Water has been an issue in Kampi ya moto long before I knew this place existed. Children in this area, usually the orphans – have the daily task of walking the hot and dusty two-mile trek to a river to collect water that is then used for drinking and cooking. I’ve been told that the water is usually boiled before it’s consumed, but the mere fact that the mortality rate in Kampi ya moto is 50% or higher leads me to believe that boiling it alone doesn’t remove the incidence of water borne illnesses.
I walk to this river with the children every time that I visit Kampi. In a word, it’s disgusting. The water is brown, and the shore is filled with mud-pocked holes made by the hooves of the cows and other animals that share this water hole with members of the village.
For the past several years we have tried in vain to have a borehole dug but were met with obstacles at every turn. From the purchasing of the land to the geological studies (yes, that’s plural – the first one was lost along the way!) that had to be conducted, to the unfortunate circumstance of hiring a company who claimed to be Living Waters International but made off with our hard won funds instead, it has been an uphill climb since we’ve started this process.

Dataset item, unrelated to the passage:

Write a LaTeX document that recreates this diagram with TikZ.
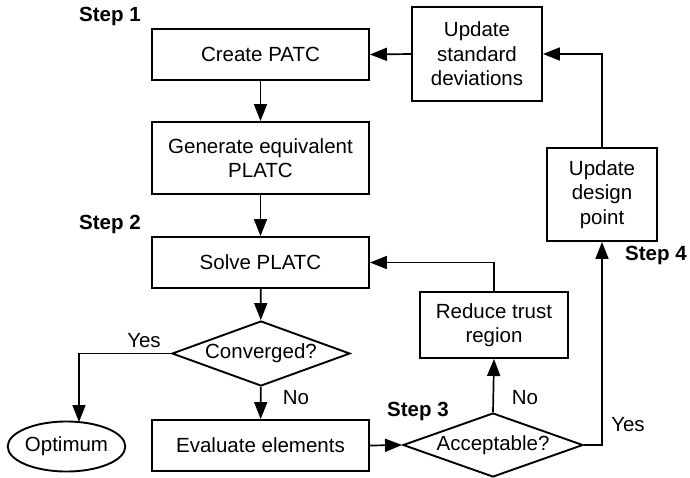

In June 2013, Christian Broadcasting Network (CBN) – our partners in this project, hired a company that drilled down 215 meters before experiencing “high borehole collapse”. At that point it was determined that the well was dry. After some research and deliberation a rain harvesting system was set up as an alternative, and today the children are able to get clean drinking water from a spigot outside their school!! This is a HUGE change for these kids!